Il dramma dei bimbi in fuga dai missili

Stefano

Grifoni

Sono tutti i giorni colpito dalle drammatiche immagini che arrivano dalla Ucraina, sconvolto da quelle di una ragazzina che piangendo disperatamente corre lungo la strada con i libri sottobraccio per sfuggire ai bombardamenti e da tante altre di bambini piccoli che dormono sulle ginocchia delle loro madri inconsci di quello che sta succedendo intorno a loro. Avverto un dolore profondo e faccio fatica a trattenere le lacrime. Quelle creature nascono e crescono con la guerra, vivono sentendo il rombo degli aerei carichi di morte, il suono delle mitragliatrici dei caccia in picchiata, dei fischi e dei soffi delle bombe in arrivo, respirano gli odori e l’umidità dei rifugi sotterranei.

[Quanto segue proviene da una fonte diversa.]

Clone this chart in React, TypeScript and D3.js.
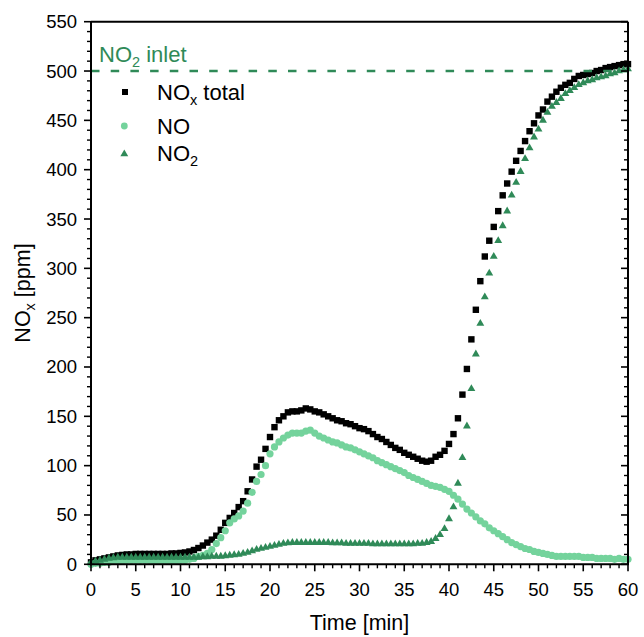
import React from "react";
import * as d3 from "d3";

// sampling times [min]
const TIME: number[] = [
  0, 0.5, 1, 1.5, 2, 2.5, 3, 3.5, 4, 4.5,
  5, 5.5, 6, 6.5, 7, 7.5, 8, 8.5, 9, 9.5,
  10, 10.5, 11, 11.5, 12, 12.5, 13, 13.5, 14, 14.5,
  15, 15.5, 16, 16.5, 17, 17.5, 18, 18.5, 19, 19.5,
  20, 20.5, 21, 21.5, 22, 22.5, 23, 23.5, 24, 24.5,
  25, 25.5, 26, 26.5, 27, 27.5, 28, 28.5, 29, 29.5,
  30, 30.5, 31, 31.5, 32, 32.5, 33, 33.5, 34, 34.5,
  35, 35.5, 36, 36.5, 37, 37.5, 38, 38.5, 39, 39.5,
  40, 40.5, 41, 41.5, 42, 42.5, 43, 43.5, 44, 44.5,
  45, 45.5, 46, 46.5, 47, 47.5, 48, 48.5, 49, 49.5,
  50, 50.5, 51, 51.5, 52, 52.5, 53, 53.5, 54, 54.5,
  55, 55.5, 56, 56.5, 57, 57.5, 58, 58.5, 59, 59.5,
  60,
];

const NOX_TOTAL: number[] = [
  2, 4, 5, 6, 7, 8, 9, 9.5, 10, 10,
  10.5, 10.5, 10.5, 10.5, 10.5, 10.5, 10.5, 10.5, 11, 11,
  11.5, 12, 13, 14.5, 16.5, 19, 22, 25, 29, 35,
  42, 47, 52, 58, 64, 74, 86, 99, 106, 117,
  129, 139, 146, 150, 154, 155, 155, 156, 158, 157,
  155, 154, 152, 150, 148, 146, 145, 143, 142, 140,
  138, 137, 135, 132, 129, 127, 124, 121, 118, 116,
  113, 111, 109, 107, 105, 104, 105, 109, 111, 115,
  122, 132, 148, 172, 198, 228, 258, 287, 312, 328,
  342, 358, 374, 386, 398, 409, 419, 429, 439, 447,
  455, 461, 469, 474, 479, 483, 486, 488, 492, 495,
  496, 497, 498, 500, 501, 503, 504, 505, 506, 507,
  507,
];

const NO_VALUES: number[] = [
  0, 1, 1, 2, 2, 3, 3, 3, 4, 4,
  4, 4, 4, 4, 3, 3, 3, 3, 3, 3,
  4, 4, 5, 6, 8, 9, 11, 15, 21, 27,
  34, 42, 46, 49, 54, 62, 73, 84, 91, 100,
  112, 119, 124, 128, 131, 133, 133, 133, 135, 136,
  133, 130, 128, 126, 124, 123, 121, 119, 118, 116,
  114, 112, 110, 108, 105, 103, 101, 99, 97, 95,
  93, 90, 88, 86, 84, 82, 80, 79, 78, 76,
  74, 70, 66, 61, 56, 52, 48, 44, 41, 37,
  34, 31, 28, 25, 22, 20, 18, 16, 15, 13,
  12, 11, 10, 9, 8, 8, 8, 8, 8, 8,
  7, 7, 7, 6, 6, 6, 6, 5, 6, 5,
  5,
];

const NO2_VALUES: number[] = [
  2, 3, 4, 5, 6, 6.5, 7, 7, 7, 7,
  7, 7, 7, 7, 7, 7, 7, 7, 7, 7,
  7, 7, 7, 7, 7, 7.5, 7.5, 8, 8, 8,
  8.5, 9, 9.5, 10, 11, 12, 13.5, 15, 16, 17,
  18, 19, 20, 21, 21.5, 22, 22, 22, 22, 22,
  22, 22, 22, 22, 21.5, 21.5, 21.5, 21, 21, 21,
  21, 21, 21, 20.5, 20.5, 20.5, 20.5, 20.5, 20.5, 20.5,
  20.5, 20.5, 20.5, 21, 21, 22, 23, 26, 30, 36,
  46, 58, 82, 108, 140, 178, 213, 244, 271, 295,
  312, 328, 343, 358, 374, 387, 398, 411, 422, 433,
  441, 450, 458, 464, 468, 472, 477, 480, 483, 486,
  488, 490, 491, 493, 494, 495, 497, 498, 500, 501,
  502,
];

const X_TICKS: number[] = [0, 5, 10, 15, 20, 25, 30, 35, 40, 45, 50, 55, 60];
const Y_TICKS: number[] = [0, 50, 100, 150, 200, 250, 300, 350, 400, 450, 500, 550];
const NO2_INLET = 500;

const W = 644;
const H = 637;
const FONT = "'Liberation Sans', Arial, Helvetica, sans-serif";
const C_BLACK = "#000000";
const C_NO = "#74d39c";
const C_NO2 = "#2f8a58";

export default function App() {
  const x = d3.scaleLinear().domain([0, 60]).range([91, 628]);
  const y = d3.scaleLinear().domain([0, 550]).range([564.3, 21.7]);
  const x0 = x.range()[0];
  const x1 = x.range()[1];
  const y0 = y.range()[0];
  const y1 = y.range()[1];

  const xMinor = d3.range(0, 61, 1).filter((v) => v % 5 !== 0);
  const yMinor = d3.range(0, 551, 10).filter((v) => v % 50 !== 0);

  const tri = d3.symbol().type(d3.symbolTriangle).size(27)() as string;
  const SQ = 6.4;

  return (
    <svg
      width={W}
      height={H}
      style={{ position: "absolute", left: 0, top: 0, background: "#fff" }}
      fontFamily={FONT}
    >
      <rect x={0} y={0} width={W} height={H} fill="#fff" />

      {/* NOx total */}
      <g>
        {TIME.map((t, i) => (
          <rect
            key={"s" + i}
            x={x(t) - SQ / 2}
            y={y(NOX_TOTAL[i]) - SQ / 2}
            width={SQ}
            height={SQ}
            fill={C_BLACK}
          />
        ))}
      </g>
      {/* NO */}
      <g>
        {TIME.map((t, i) => (
          <circle key={"c" + i} cx={x(t)} cy={y(NO_VALUES[i])} r={3.6} fill={C_NO} />
        ))}
      </g>
      {/* NO2 */}
      <g>
        {TIME.map((t, i) => (
          <path
            key={"t" + i}
            d={tri}
            transform={`translate(${x(t)},${y(NO2_VALUES[i])})`}
            fill={C_NO2}
          />
        ))}
      </g>

      {/* NO2 inlet dashed line */}
      <line
        x1={x0}
        x2={x1}
        y1={y(NO2_INLET)}
        y2={y(NO2_INLET)}
        stroke={C_NO2}
        strokeWidth={2.6}
        strokeDasharray="8.5 11.2"
      />
      <text x={99} y={61.5} fontSize={22} fill={C_NO2}>
        NO
        <tspan fontSize={14.5} dy={5}>2</tspan>
        <tspan dy={-5}> inlet</tspan>
      </text>

      {/* frame */}
      <line x1={x0} x2={x1} y1={y1} y2={y1} stroke="#000" strokeWidth={2} />
      <line x1={x1} x2={x1} y1={y1} y2={y0} stroke="#000" strokeWidth={2} />
      <line x1={x0} x2={x0} y1={y1} y2={y0 + 1} stroke="#000" strokeWidth={2} />
      <line x1={x0 - 1} x2={x1 + 1} y1={y0} y2={y0} stroke="#000" strokeWidth={2} />

      {/* x ticks */}
      {X_TICKS.map((v) => (
        <g key={"xt" + v}>
          <line x1={x(v)} x2={x(v)} y1={y0} y2={y0 + 7} stroke="#000" strokeWidth={1.6} />
          <text x={x(v)} y={596} fontSize={18.5} textAnchor="middle" fill="#000">
            {v}
          </text>
        </g>
      ))}
      {xMinor.map((v) => (
        <line key={"xm" + v} x1={x(v)} x2={x(v)} y1={y0} y2={y0 + 4} stroke="#000" strokeWidth={1.4} />
      ))}

      {/* y ticks left */}
      {Y_TICKS.map((v) => (
        <g key={"yt" + v}>
          <line x1={x0 - 7} x2={x0} y1={y(v)} y2={y(v)} stroke="#000" strokeWidth={1.6} />
          <text x={77} y={y(v) + 6.5} fontSize={18.5} textAnchor="end" fill="#000">
            {v}
          </text>
        </g>
      ))}
      {yMinor.map((v) => (
        <line key={"ym" + v} x1={x0 - 4} x2={x0} y1={y(v)} y2={y(v)} stroke="#000" strokeWidth={1.4} />
      ))}

      {/* y ticks right (inward) */}
      {Y_TICKS.map((v) => (
        <line key={"yr" + v} x1={x1 - 7} x2={x1} y1={y(v)} y2={y(v)} stroke="#000" strokeWidth={1.6} />
      ))}
      {yMinor.map((v) => (
        <line key={"yrm" + v} x1={x1 - 4} x2={x1} y1={y(v)} y2={y(v)} stroke="#000" strokeWidth={1.4} />
      ))}

      {/* axis titles */}
      <text x={(x0 + x1) / 2} y={630} fontSize={21.5} textAnchor="middle" fill="#000">
        Time [min]
      </text>
      <text
        transform={`translate(30,${(y0 + y1) / 2}) rotate(-90)`}
        fontSize={21.5}
        textAnchor="middle"
        fill="#000"
      >
        NO
        <tspan fontSize={14.5} dy={5}>x</tspan>
        <tspan dy={-5}>{"  [ppm]"}</tspan>
      </text>

      {/* legend */}
      <rect x={122} y={89} width={6} height={6} fill={C_BLACK} />
      <text x={157} y={99.5} fontSize={22} fill="#000">
        NO
        <tspan fontSize={14.5} dy={5}>x</tspan>
        <tspan dy={-5}> total</tspan>
      </text>
      <circle cx={124.3} cy={126} r={3.4} fill={C_NO} />
      <text x={157} y={133.5} fontSize={22} fill="#000">
        NO
      </text>
      <path d={tri} transform="translate(124.3,154)" fill={C_NO2} />
      <text x={157} y={160.5} fontSize={22} fill="#000">
        NO
        <tspan fontSize={14.5} dy={5}>2</tspan>
      </text>
    </svg>
  );
}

Le persone che si riparano in questi spazi ristretti, in una forzata promiscuità, si guardano intorno cercando qualcuno con cui condividere due parole, altri piangono. Alcuni ragazzi rincuorano le loro mamme abbracciandole e asciugando loro le lacrime, altri tengono la testa fra le mani come se cercassero di non sentire. I più grandicelli giocano facendo finta che tutto vada bene. Per le strada, distesi per terra cadaveri rattrappiti nascosti sotto le coperte, altri sotto le rovine, morti ammassati alla rinfusa in buche scavate nel terreno. Questo tempo maledetto sta regalando ai bambini e ai ragazzi un grande bagaglio di memorie fatte di paura, morte , freddo e fame. Nei loro disegni non ci sono più fiori, case e fate ma cuoricini, arcobaleni, carri armati, bombe e soldati avvolti nella bandiera ucraina. Molti bambini riescono ad arrivare alla frontiera da soli perché hanno perso le loro famiglie oppure mandati dai familiari costretti a rimanere in Ucraina. Queste sono le misure più disperate e dolorose per proteggere i propri figli dalla guerra: allontanarli, mandarli via con vicini e amici in altri paesi senza poter conoscere cosa riserverà loro il futuro.